The principal difference between love and hate is that love is a irradiation, and hate is a concentration. Love makes everything lovely; hate concentrates itself on the object of its hatred.
(Sydney J. Harris (b. 1917), British-born U.S. journalist, reviewer. "Love and Its Loveless Counterfeits," Strictly Personal, Regnery (1953).)
Always remember, others may hate you. Those who hate you don't win unless you hate them. And then you destroy yourself.
(Richard M. Nixon (1913-1992), U.S. Republican politician, president. speech, Aug. 9, 1974.
To members of his administration, on leaving office.)
I have three phobias which, could I mute them, would make my life as slick as a sonnet, but as dull as ditch water: I hate to go to bed, I hate to get up, and I hate to be alone.

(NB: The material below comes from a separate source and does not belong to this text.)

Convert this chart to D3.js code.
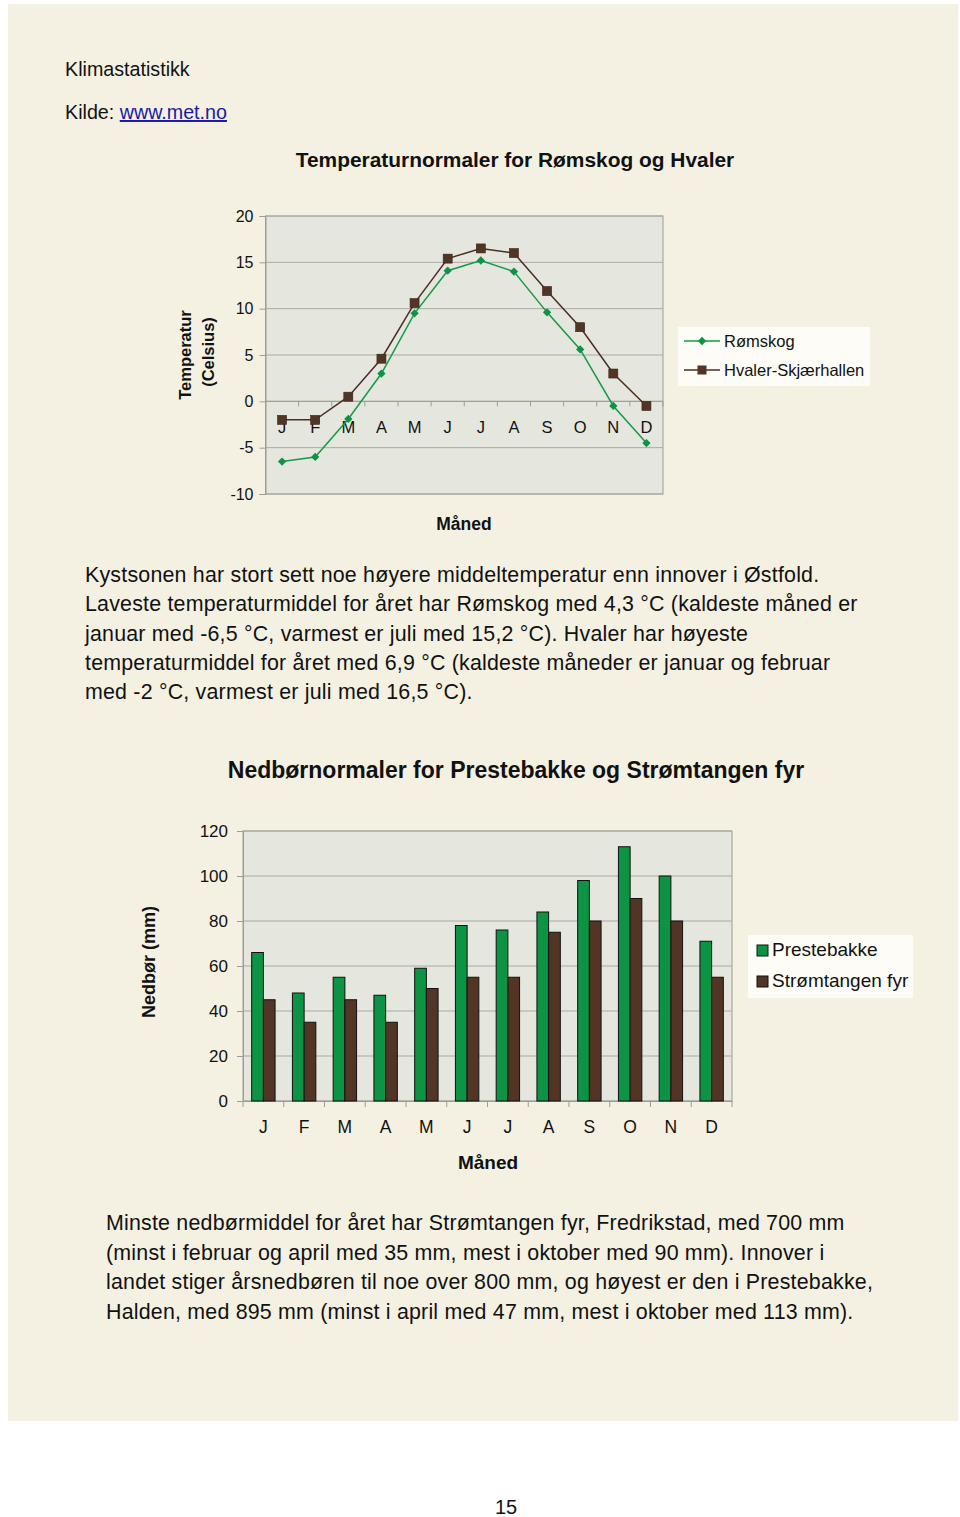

(Tallulah Bankhead (1903-1968), U.S. screen actor. Tallulah, ch. 1 (1952).)
I have loved him too much not to hate him!
(Jean Racine (1639-1699), French playwright. Hermione, in Andromache, act 2, sc. 1 (1667).)
When our hatred is too fierce, it places us beneath those we hate.

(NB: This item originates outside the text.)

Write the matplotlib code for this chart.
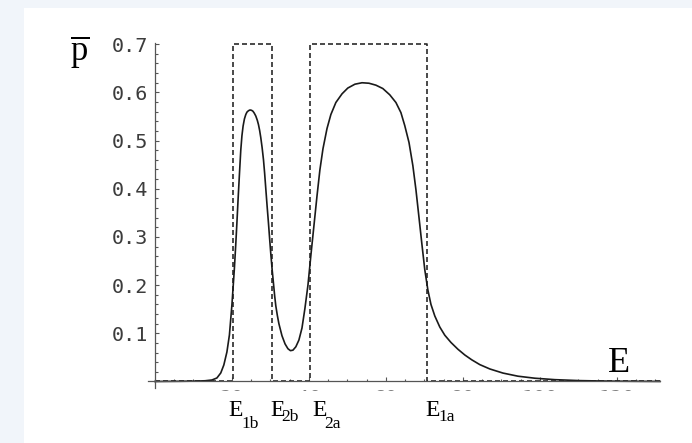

(François, Duc De La Rochefoucauld (1613-1680), French writer, moralist. repr. F.A. Stokes Co., New York (c. 1930). Moral Maxims and Reflections, no. 338 (1665-1678), trans. London (1706).)
I hate admitting that my enemies have a point.
(Salman Rushdie (b. 1948), Indian-born-British author. Hamza, in "Mahound," The Satanic Verses (1988).)
Whom we fear more than love, we are not far from hating.
(Samuel Richardson (1689-1761), British novelist. Third edition, London (1751). Clarissa, in Clarissa, vol. 1, p. 20, AMS Press (1990).)
Women have very little idea of how much men hate them.
(Germaine Greer (b. 1939), Australian feminist writer. The Female Eunuch, "Loathing and Disgust," (1970).)
Cats are inquisitive, but hate to admit it.
(Mason Cooley (b. 1927), U.S. aphorist. City Aphorisms, Fifth Selection, New York (1988).)